Pour détecter une fake, il existe une méthode infaillible : il suffit de rejeter toute information qui n’indique pas son auteur et/ou sa source. Sans l'anonymat, les fausses nouvelles seraient d'une propagation bien plus difficile.
Après avoir remis à l’honneur la guerre psychologique par le dévoiement des réseaux sociaux institués et la manipulation des communications privées, Vladimir Poutine, insatisfait des vérités que chacun va chercher et trouve sur Wikipedia, réinvente la Pravda. Ce faisant, il se heurte au problème fondamental du contrôle de la vérité, pour lequel il ne suffit pas de faire caviarder les informations par une équipe de fonctionnaires. Roskomadzor et ses 3000 employés s’escriment à bloquer ça ou là des pages qui déplaisent au pouvoir. En vain, car il n’est pas possible de colmater toutes les brèches. Poutine a beau vouloir imiter la Chine qui contrôle son information, il ne peut y parvenir en raison du fait que de trop nombreux Russes pratiquent les langues occidentales. L’intox et l’infox sont de ce fait fragilisées. Le remède est pire que le mal. La censure de Mme Anastasie avec ses grands ciseaux n’a pas d’avenir.
La bonne façon de lutter contre les faits-faux est de les dénoncer, et en aucun cas de les censurer.
Les théories du complot se démontent : « à ce que nul n’en ignore », on ne vaccine le public contre leur venin qu’en dévoilant les mobiles de ceux qui les répandent, et leurs torsions des faits. La plupart des manipulations complotistes prétendent se fonder sur une logique prétendument exigeante, elles deviennent risibles en s’affranchissant de toute rationalité interne. Il y a toujours des arrière-pensées dans toute théorie du complot.
Seul le libre débat peut aboutir à un consensus raisonnable.

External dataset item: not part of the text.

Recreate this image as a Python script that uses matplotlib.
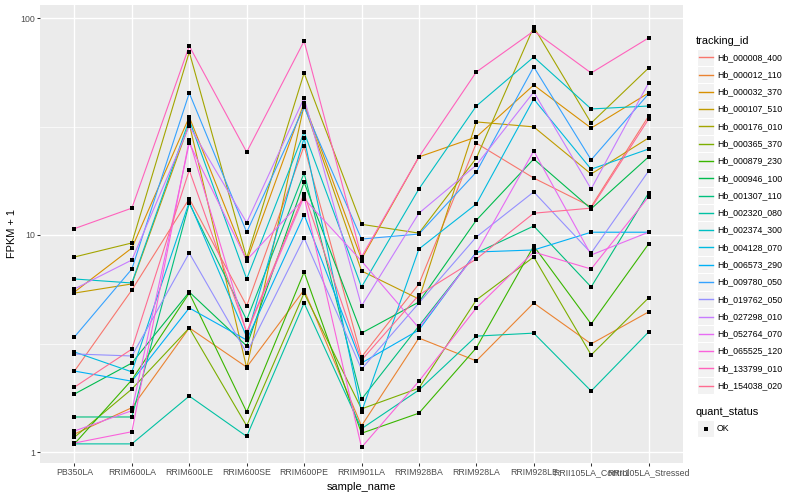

Il ne faut cependant pas sous-estimer la pertinence de la question soulevée par Poutine. La vérité ne se vote pas à la majorité des voix. Elle ne peut compter que sur l’esprit critique qui consiste à faire la part de l’objectif et du subjectif dans le choix des faits et leur interprétation.
Aucun ancien dirigeant du KGB n’ignore la puissance de la réécriture de l’histoire au service d’une idéologie. Le hic, c’est que si Vladimir Poutine a toujours le combat où il excelle, mais il ne dispose plus d’idéologie. Celle du Communisme est morte. « L’idéologie est morte, vive l’idéologie ! », cette vérité du système monarchique n’a pas cours dans les autres régimes. Il est plus facile de remplacer le corps du roi par un membre de sa famille que de formuler et d’imposer un corpus entier de philosophie nouvelle.

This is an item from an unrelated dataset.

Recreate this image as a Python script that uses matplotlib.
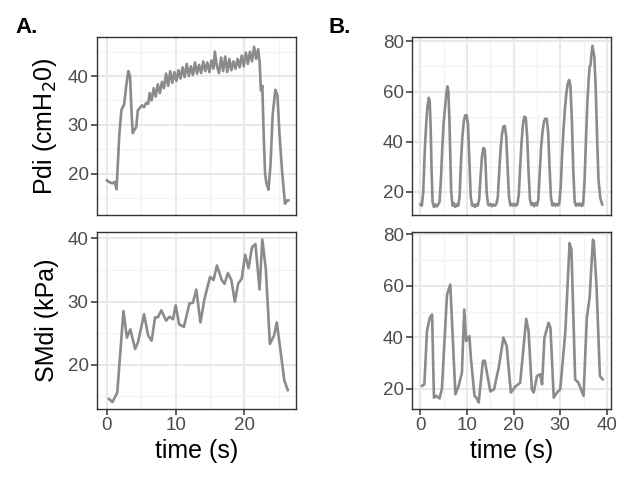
import matplotlib
matplotlib.use("Agg")
import matplotlib.pyplot as plt
from matplotlib.ticker import MultipleLocator

plt.rcParams['font.family'] = ['Liberation Sans', 'DejaVu Sans']

# A : Pdi (cmH2O) pendant un effort soutenu
pdi_a_t = [0.0, 0.4, 0.8, 1.1, 1.4, 1.8, 2.1, 2.5, 2.8, 3.1, 3.35, 3.6, 3.75, 4.0, 4.25,
           4.5, 4.8, 5.1, 5.4, 5.7, 6.0, 6.2, 6.5, 6.8, 7.1, 7.4, 7.7, 8.0, 8.3, 8.6,
           8.9, 9.2, 9.5, 9.8, 10.1, 10.4, 10.7, 11.0, 11.3, 11.6, 11.9, 12.2, 12.5,
           12.8, 13.1, 13.4, 13.7, 14.0, 14.3, 14.6, 14.9, 15.2, 15.5, 15.7, 16.0,
           16.3, 16.6, 16.9, 17.2, 17.5, 17.8, 18.1, 18.4, 18.7, 19.0, 19.3, 19.6,
           19.9, 20.2, 20.5, 20.8, 21.1, 21.4, 21.7, 22.0, 22.2, 22.4, 22.6, 22.8,
           23.0, 23.2, 23.5, 23.8, 24.1, 24.5, 24.8, 25.1, 25.5, 25.9, 26.2, 26.4]
pdi_a_v = [18.6, 18.2, 18.0, 18.3, 16.8, 28, 33, 34.2, 38, 41, 40, 32, 28.3, 29, 29.5,
           33, 33.5, 34, 33.6, 34.5, 34.3, 36.5, 35, 37.5, 35.8, 38.3, 36.5, 38.8, 37.5, 40.5,
           38, 41, 38.6, 40.8, 39, 41.2, 39.5, 41.8, 39.8, 42.5, 40, 42, 40.2,
           42.8, 40.5, 42.3, 40.6, 43, 41, 42.8, 40.8, 43.2, 41.5, 45, 42,
           40.6, 43.8, 41, 44, 40.8, 43.5, 41.2, 43, 41.5, 43.5, 41.8, 44.2,
           42, 44.8, 42.5, 45, 43, 46, 43.5, 45.5, 43, 37, 38, 28,
           20, 18, 16.7, 22, 32, 37.2, 36, 28, 20, 13.8, 14.5, 14.5]

# A : SMdi (kPa)
smdi_a_t = [0.3, 0.8, 1.5, 2.4, 2.9, 3.4, 4.1, 4.5, 5.4, 6.0, 6.5, 7.0, 7.4, 7.9, 8.6,
            9.1, 9.6, 10.0, 10.5, 11.2, 12.0, 12.5, 13.0, 13.6, 14.2, 15.0, 15.5, 16.0,
            16.7, 17.1, 17.6, 18.1, 18.6, 19.1, 19.6, 20.1, 20.6, 21.1, 21.6, 22.2,
            22.6, 23.1, 23.7, 24.3, 24.7, 25.3, 25.8, 26.3]
smdi_a_v = [14.6, 14.1, 15.6, 28.5, 24.3, 25.6, 22.5, 23.5, 28, 24.6, 23.8, 27.5, 27.5, 28.6, 27,
            27.6, 27.2, 29.4, 26.4, 26, 29.7, 29.8, 31.9, 26.7, 30.5, 33.9, 33.4, 35.7,
            33.4, 32.8, 34.5, 33.4, 30, 32.9, 33.6, 37.4, 35.3, 38.6, 39.1, 31.9,
            39.8, 35.3, 23.3, 24.6, 26.7, 21.8, 17.5, 16]

# B : Pdi, respirations successives
pdi_b_t = [0.0, 0.3, 0.6, 0.9, 1.2, 1.5, 1.8, 2.0, 2.2, 2.4, 2.6, 2.9, 3.2, 3.5, 3.8,
           4.1, 4.4, 4.7, 5.0, 5.3, 5.6, 5.8, 6.0, 6.2, 6.4, 6.6, 6.9, 7.2, 7.5, 7.8, 8.1,
           8.4, 8.7, 9.0, 9.3, 9.6, 9.9, 10.2, 10.5, 10.8, 11.1, 11.4, 11.7, 12.0, 12.3,
           12.6, 12.9, 13.2, 13.5, 13.8, 14.0, 14.2, 14.5, 14.8, 15.1, 15.4, 15.7, 16.0, 16.3,
           16.6, 16.9, 17.2, 17.5, 17.8, 18.1, 18.4, 18.7, 19.0, 19.3, 19.6, 19.9, 20.2, 20.5, 20.8,
           21.1, 21.4, 21.7, 22.0, 22.3, 22.6, 22.9, 23.2, 23.5, 23.8, 24.1, 24.4, 24.7, 25.0,
           25.3, 25.6, 25.9, 26.2, 26.5, 26.8, 27.1, 27.4, 27.7, 28.0, 28.3, 28.6, 28.9, 29.2, 29.5, 29.8,
           30.1, 30.4, 30.7, 31.0, 31.3, 31.6, 31.9, 32.2, 32.5, 32.8, 33.1, 33.4, 33.7, 34.0, 34.3, 34.6, 34.9,
           35.2, 35.5, 35.8, 36.1, 36.3, 36.5, 36.7, 36.9, 37.1, 37.3, 37.6, 37.9, 38.2, 38.6, 39.0]
pdi_b_v = [15, 14.5, 20, 35, 46, 54, 57.5, 56, 45, 28, 16, 14, 15, 14.2, 15,
           16, 25, 38, 48, 54, 60, 62, 60, 50, 35, 20, 14.5, 15.5, 14, 15, 14.5,
           18, 32, 42, 48, 50.5, 50.5, 47, 32, 18, 14.5, 15, 14, 15, 14.5,
           17, 26, 34, 37.5, 37, 30, 20, 15, 14.6, 15.2, 14.3, 15, 14.5, 15.2,
           18, 28, 37, 43, 46, 46.3, 42, 30, 18, 14.6, 15.2, 14.5, 15.3, 14.5, 15,
           19, 30, 40, 47, 50, 49.5, 42, 28, 17, 14.8, 15.5, 14.3, 15.6, 14.6,
           17, 28, 38, 44, 48, 49.2, 49, 44, 30, 18, 14.6, 15.4, 14.5, 15.2, 14.6, 15.5,
           22, 35, 45, 53, 59, 63, 64.6, 62, 48, 28, 16, 14.5, 15.3, 14.6, 15.4, 14.4, 15,
           24, 40, 55, 65, 70, 70.5, 75, 78.2, 76, 74, 62, 42, 25, 17.5, 15]

# B : SMdi
smdi_b_t = [0.35, 0.85, 1.4, 2.0, 2.5, 2.9, 3.4, 4.1, 4.6, 5.7, 6.4, 7.5, 8.2, 8.9, 9.4,
            9.8, 10.5, 10.8, 11.6, 12.0, 12.5, 13.4, 13.8, 15.0, 15.8, 16.8, 17.8, 18.5,
            19.4, 20.3, 21.4, 22.7, 23.2, 23.9, 24.3, 25.0, 25.7, 26.1, 26.6, 27.5, 27.9,
            28.6, 29.3, 30.0, 31.1, 32.0, 32.4, 33.2, 33.9, 35.0, 35.7, 36.3, 37.0, 37.2,
            37.8, 38.5, 39.1]
smdi_b_v = [21.2, 21.8, 42.4, 47.6, 48.9, 16.6, 17.3, 16.3, 19.9, 56.6, 60.5, 17.9, 21.2, 26.3, 50.8,
            38.6, 40.5, 32.6, 17.3, 16.6, 14.7, 30.8, 31, 19, 19.9, 28.3, 39.9, 36.7,
            18.6, 20.8, 22.4, 47.2, 42.4, 19.9, 18.6, 25, 25.7, 21.8, 39.9, 45.7, 43.7,
            16.6, 18.6, 19.9, 42.4, 76.6, 74, 23.7, 22.4, 17.3, 47.6, 55.4, 77.9, 77.3,
            59.2, 25, 23.7]

fig = plt.figure(figsize=(6.31, 4.79), dpi=100)

W = 0.3154
ax1 = fig.add_axes([0.1537, 0.5511, W, 0.3716])
ax2 = fig.add_axes([0.1537, 0.1461, W, 0.3695])
ax3 = fig.add_axes([0.6530, 0.5511, W, 0.3716])
ax4 = fig.add_axes([0.6530, 0.1461, W, 0.3695])

ligne = dict(color="#8b8b8b", lw=1.9, solid_joinstyle="round")
ax1.plot(pdi_a_t, pdi_a_v, **ligne)
ax2.plot(smdi_a_t, smdi_a_v, **ligne)
ax3.plot(pdi_b_t, pdi_b_v, **ligne)
ax4.plot(smdi_b_t, smdi_b_v, **ligne)

# limites et graduations
ax1.set_xlim(-1.45, 27.5); ax1.set_ylim(11.5, 48.0)
ax2.set_xlim(-1.45, 27.5); ax2.set_ylim(13.0, 41.0)
ax3.set_xlim(-1.8, 40.9); ax3.set_ylim(10.8, 81.7)
ax4.set_xlim(-1.8, 40.9); ax4.set_ylim(12.2, 80.9)

for ax in [ax1, ax2]:
    ax.xaxis.set_major_locator(MultipleLocator(10))
    ax.xaxis.set_minor_locator(MultipleLocator(5))
    ax.yaxis.set_major_locator(MultipleLocator(10))
    ax.yaxis.set_minor_locator(MultipleLocator(5))
for ax in [ax3, ax4]:
    ax.xaxis.set_major_locator(MultipleLocator(10))
    ax.xaxis.set_minor_locator(MultipleLocator(5))
    ax.yaxis.set_major_locator(MultipleLocator(20))
    ax.yaxis.set_minor_locator(MultipleLocator(10))

for ax in [ax1, ax2, ax3, ax4]:
    ax.grid(which="major", color="#e8e8e8", lw=1.5)
    ax.grid(which="minor", color="#f2f2f2", lw=0.9)
    ax.set_axisbelow(True)
    for s in ax.spines.values():
        s.set_color("#333333")
        s.set_linewidth(1.0)
    ax.tick_params(which="major", length=4, width=1.1, color="#333333",
                   labelsize=13.5, labelcolor="#4d4d4d", pad=2)
    ax.tick_params(which="minor", length=0)

# pas de graduations x sur les panneaux du haut
ax1.tick_params(axis="x", which="both", length=0, labelbottom=False)
ax3.tick_params(axis="x", which="both", length=0, labelbottom=False)

ax1.set_ylabel("Pdi (cmH$_2$0)", fontsize=18, labelpad=6)
ax2.set_ylabel("SMdi (kPa)", fontsize=18, labelpad=6)
ax2.set_xlabel("time (s)", fontsize=18, labelpad=3)
ax4.set_xlabel("time (s)", fontsize=18, labelpad=3)

fig.text(0.025, 0.965, "A.", fontsize=16, fontweight="bold", va="top")
fig.text(0.52, 0.965, "B.", fontsize=16, fontweight="bold", va="top")

plt.savefig("out.png", dpi=100)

Poutine a beau vouloir imiter la Chine qui contrôle son information, il ne peut y parvenir en raison du fait que de nombreux Russes pratiquent les langues occidentales. L’intox et l’infox sont de ce fait fragilisées. Ce n’est qu’un juste retour des choses, car c’est bien grâce à ces proximité et perméabilité que l’influence russe donne ici sa pleine mesure, alors que les Chinois n’ont que peu d’efficacité. Les joueurs d’échecs ont cet avantage sur ceux de go.